Architecting Server/Client Convergence

In this post I argue that the current convergence of Desktop and / Web Apps (RIAs) suggests a convergence of Server and Clients and that this opens up some interesting possibilities.

I have been following an interesting series of posts by Arnon Rotem-Gal-Oz on the web/desktop convergence trend (all four posts are worth reading!). As well, in January and April, Arnon observes software converging towards:

  • the ease of deployment of web applications,
  • the richness and responsiveness of desktop apps,
  • using a unified programming model for the whole app.

Technologies competing for the privilege of delivering some or all of this trifecta include (but are not limited to) AJAX, Adobe Flex, Flash, Adobe Air, Microsoft Silverlight, JavaFX, Google Gears, Mozilla Prism, Aptana’s Jaxer and JNext.

These technologies are being developed in the context of increasing awareness of two trends 1) the possibilities of ‘on-tap’ cloud computing and simultaneously 2) the promise of 100’s of cores in our client computers.

Here are some observations about the current web-app situation:

  • Increasingly, the Virtual Machine environments on the server are being introduced down the tiers and ported to clients. (Silverlight’s CLR, and Java VM come to mind.)
  • The use of Javascript in browsers has taught us about the secure use of mobile code and a similar mechanism could be inductively applied back up the tiers so that servers also are extensible like browsers. (Unlike the movement of server VMs into clients, I am not aware of production or prototype implementations of this.) Aptana’s Jaxer is a great example of this. (Thanks to Peter Svensson for pointing this out.) See Request Based Distributed Computing for a candidate architecture.

What we are seeing is not just a Web/ Desktop Convergence but also the possibility of Server/Client Convergence.

This convergence has the potential to address another problem in the current state of affairs with web apps:

  • Forcing the developer to choose in advance about the location of code execution is like forcing the developer to place a long running bet on the relative performance of the cloud, network and heterogeneous clients.
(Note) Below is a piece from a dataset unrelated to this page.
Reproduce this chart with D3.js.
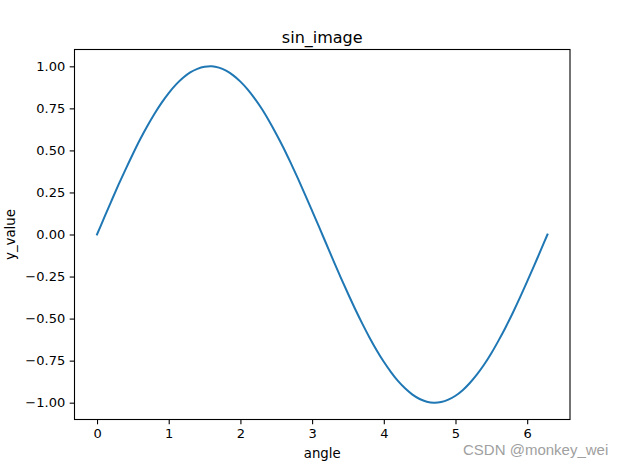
<!DOCTYPE html>
<html><head><meta charset="utf-8">
<script src="https://cdn.jsdelivr.net/npm/d3@7"></script>
<style>body{margin:0;background:#fff}svg{display:block}</style>
</head><body>
<svg id="c" width="624" height="467"></svg>
<script>
const angles = [0,0.1,0.2,0.3,0.4,0.5,0.6,0.7,0.8,0.9,1.0,1.1,1.2,1.3,1.4,1.5,1.6,1.7,1.8,1.9,2.0,2.1,2.2,2.3,2.4,2.5,2.6,2.7,2.8,2.9,3.0,3.1,3.2,3.3,3.4,3.5,3.6,3.7,3.8,3.9,4.0,4.1,4.2,4.3,4.4,4.5,4.6,4.7,4.8,4.9,5.0,5.1,5.2,5.3,5.4,5.5,5.6,5.7,5.8,5.9,6.0,6.1,6.2,6.283];
const yValues = [0,0.100,0.199,0.296,0.389,0.479,0.565,0.644,0.717,0.783,0.841,0.891,0.932,0.964,0.985,0.997,1.000,0.992,0.974,0.946,0.909,0.863,0.808,0.746,0.675,0.598,0.516,0.427,0.335,0.239,0.141,0.042,-0.058,-0.158,-0.256,-0.351,-0.443,-0.530,-0.612,-0.688,-0.757,-0.818,-0.872,-0.916,-0.952,-0.978,-0.994,-1.000,-0.996,-0.982,-0.959,-0.926,-0.883,-0.832,-0.773,-0.706,-0.631,-0.551,-0.465,-0.374,-0.279,-0.182,-0.083,0.000];
const xTicks = [0,1,2,3,4,5,6];
const yTicks = [1.00,0.75,0.50,0.25,0.00,-0.25,-0.50,-0.75,-1.00];
const titleText = "sin_image", xLabel = "angle", yLabel = "y_value", watermark = "CSDN @monkey_wei";

const L = 74.5, R = 570, T = 49.5, B = 419.5;
const svg = d3.select("#c");
const font = "'DejaVu Sans', sans-serif";
const xMin = -0.05*6.283, xMax = 6.283*1.05;
const x = d3.scaleLinear().domain([xMin, xMax]).range([L, R]);
const y = d3.scaleLinear().domain([-1.1, 1.1]).range([B, T]);

const fmtY = v => (v < 0 ? "\u2212" : "") + Math.abs(v).toFixed(2);

// line
const pts = angles.map((a,i)=>[a,yValues[i]]);
svg.append("path").datum(pts)
  .attr("fill","none").attr("stroke","#1f77b4").attr("stroke-width",2)
  .attr("stroke-linecap","square")
  .attr("d", d3.line().x(d=>x(d[0])).y(d=>y(d[1])).curve(d3.curveCatmullRom));

// axes
const xa = svg.append("g").attr("transform",`translate(0,${B})`)
  .call(d3.axisBottom(x).tickValues(xTicks).tickFormat(d3.format("d")).tickSizeOuter(0).tickSize(4.8).tickPadding(4));
const ya = svg.append("g").attr("transform",`translate(${L},0)`)
  .call(d3.axisLeft(y).tickValues(yTicks).tickFormat(fmtY).tickSizeOuter(0).tickSize(4.8).tickPadding(4.5));
[xa,ya].forEach(g=>{
  g.select(".domain").remove();
  g.selectAll("line").attr("stroke","#000").attr("stroke-width",1.1);
  g.selectAll("text").attr("font-family",font).attr("font-size",13).attr("fill","#000");
});
xa.selectAll("text").attr("dy","0.72em");

// frame
svg.append("rect").attr("x",L).attr("y",T).attr("width",R-L).attr("height",B-T)
  .attr("fill","none").attr("stroke","#000").attr("stroke-width",1.1);

svg.append("text").attr("x",(L+R)/2).attr("y",42.5).attr("text-anchor","middle")
  .attr("font-family",font).attr("font-size",16).text(titleText);
svg.append("text").attr("x",(L+R)/2).attr("y",458).attr("text-anchor","middle")
  .attr("font-family",font).attr("font-size",13.3).text(xLabel);
svg.append("text").attr("transform",`translate(14.5,${(T+B)/2}) rotate(-90)`).attr("text-anchor","middle")
  .attr("font-family",font).attr("font-size",13.3).text(yLabel);

svg.append("text").attr("x",463).attr("y",455).attr("font-family","'Liberation Sans', Arial, sans-serif")
  .attr("font-size",15).attr("fill","#a0a0a0").text(watermark);
</script>
</body></html>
Actually, this is one of the drivers underlying Microsoft Volta – a technology that is designed to reduce the cost of reassigning portions of an application between server and client. However as Arnon has pointed out it does not provide an abstraction that reinforces the “coarse-grained interface” that works well in the context of the fallacies of distributed computing. Unlike Volta, tier-agnostic requests relies on the same coarse grained interface as AJAX.
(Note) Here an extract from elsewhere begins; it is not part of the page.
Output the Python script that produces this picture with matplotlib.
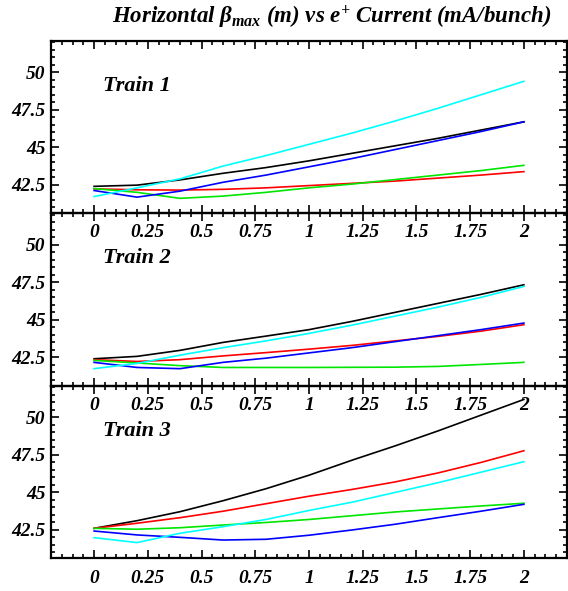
import matplotlib
matplotlib.use("Agg")
import matplotlib.pyplot as plt
from matplotlib.ticker import MultipleLocator, FuncFormatter

# beam current (mA/bunch)
current = [0.0, 0.2, 0.4, 0.6, 0.8, 1.0, 1.2, 1.4, 1.6, 1.8, 2.0]

# horizontal beta max (m) for each train, one list per curve
train1_black = [42.40, 42.48, 42.83, 43.27, 43.65, 44.10, 44.60, 45.10, 45.60, 46.15, 46.70]
train1_red   = [42.23, 42.17, 42.15, 42.20, 42.30, 42.45, 42.60, 42.75, 42.95, 43.15, 43.38]
train1_green = [42.25, 42.00, 41.60, 41.75, 42.00, 42.30, 42.55, 42.85, 43.15, 43.45, 43.80]
train1_blue  = [42.12, 41.68, 42.08, 42.67, 43.15, 43.70, 44.25, 44.85, 45.45, 46.05, 46.70]
train1_cyan  = [41.72, 42.30, 42.90, 43.75, 44.45, 45.20, 45.95, 46.75, 47.60, 48.50, 49.40]

train2_black = [42.41, 42.57, 42.97, 43.50, 43.92, 44.35, 44.90, 45.50, 46.10, 46.70, 47.34]
train2_red   = [42.35, 42.23, 42.35, 42.60, 42.82, 43.05, 43.30, 43.60, 43.90, 44.25, 44.68]
train2_green = [42.30, 42.13, 41.95, 41.83, 41.83, 41.83, 41.84, 41.85, 41.90, 42.03, 42.17]
train2_blue  = [42.17, 41.83, 41.75, 42.17, 42.45, 42.80, 43.15, 43.55, 43.95, 44.35, 44.79]
train2_cyan  = [41.75, 42.10, 42.65, 43.15, 43.60, 44.10, 44.65, 45.25, 45.85, 46.50, 47.23]

train3_black = [42.61, 43.12, 43.72, 44.45, 45.25, 46.15, 47.15, 48.10, 49.10, 50.15, 51.20]
train3_red   = [42.61, 42.95, 43.32, 43.75, 44.25, 44.75, 45.20, 45.70, 46.30, 47.00, 47.78]
train3_green = [42.61, 42.55, 42.65, 42.83, 43.00, 43.20, 43.45, 43.70, 43.90, 44.10, 44.28]
train3_blue  = [42.43, 42.17, 42.01, 41.83, 41.88, 42.15, 42.50, 42.88, 43.32, 43.75, 44.21]
train3_cyan  = [41.99, 41.66, 42.28, 42.72, 43.20, 43.80, 44.35, 45.00, 45.65, 46.35, 47.05]

trains = ["Train 1", "Train 2", "Train 3"]
series = [
    [train1_black, train1_red, train1_green, train1_blue, train1_cyan],
    [train2_black, train2_red, train2_green, train2_blue, train2_cyan],
    [train3_black, train3_red, train3_green, train3_blue, train3_cyan],
]
colors = ["black", "red", "#00e600", "blue", "cyan"]

plt.rcParams['font.family'] = ['Liberation Serif', 'DejaVu Serif']
plt.rcParams['font.weight'] = 'bold'
plt.rcParams['font.style'] = 'italic'
plt.rcParams['mathtext.fontset'] = 'custom'
plt.rcParams['mathtext.rm'] = 'Liberation Serif'
plt.rcParams['mathtext.it'] = 'Liberation Serif:italic:bold'
plt.rcParams['mathtext.bf'] = 'Liberation Serif:bold'

fig, axes = plt.subplots(3, 1, figsize=(5.68, 5.91), dpi=100)
fig.subplots_adjust(left=0.09, right=0.998, top=0.931, bottom=0.055, hspace=0)

fmt = FuncFormatter(lambda v, pos: "%g" % v)

for ax, name, curves in zip(axes, trains, series):
    for y, c in zip(curves, colors):
        ax.plot(current, y, color=c, lw=1.2)
    ax.set_xlim(-0.2, 2.2)
    ax.set_ylim(40.6, 52.1)
    ax.xaxis.set_major_locator(MultipleLocator(0.25))
    ax.xaxis.set_minor_locator(MultipleLocator(0.05))
    ax.yaxis.set_minor_locator(MultipleLocator(0.5))
    ax.xaxis.set_major_formatter(fmt)
    ax.yaxis.set_major_formatter(fmt)
    ax.set_yticks([42.5, 45, 47.5, 50])
    ax.tick_params(which='both', direction='in', top=True, right=True, width=1.2)
    ax.tick_params(which='major', length=5.5, labelsize=14)
    ax.tick_params(which='minor', length=3)
    ax.tick_params(axis='x', pad=8)
    ax.tick_params(axis='y', pad=4)
    for s in ax.spines.values():
        s.set_linewidth(1.6)
    ax.text(0.04, 49.1, name, fontsize=16, fontweight='bold', style='italic', va='center')
    ax.patch.set_alpha(0)

fig.text(0.583, 0.971, r"Horizontal $\mathrm{\beta}_{max}$ (m) vs e$^{+}$ Current (mA/bunch)",
         fontsize=16.5, fontweight='bold', style='italic', ha='center', va='center')

fig.savefig("out.png", dpi=100)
Convergence of server and client technologies
However, the convergence of server and client technologies opens up the possibility for Request Based Distributed Computing and tier-agnostic requests to provide a simple mechanism for delaying architectural decisions to run-time as well as supporting:

  • the ease of deployment of web applications,
  • the richness and responsiveness of desktop apps,
  • using a unified programming model for the whole app.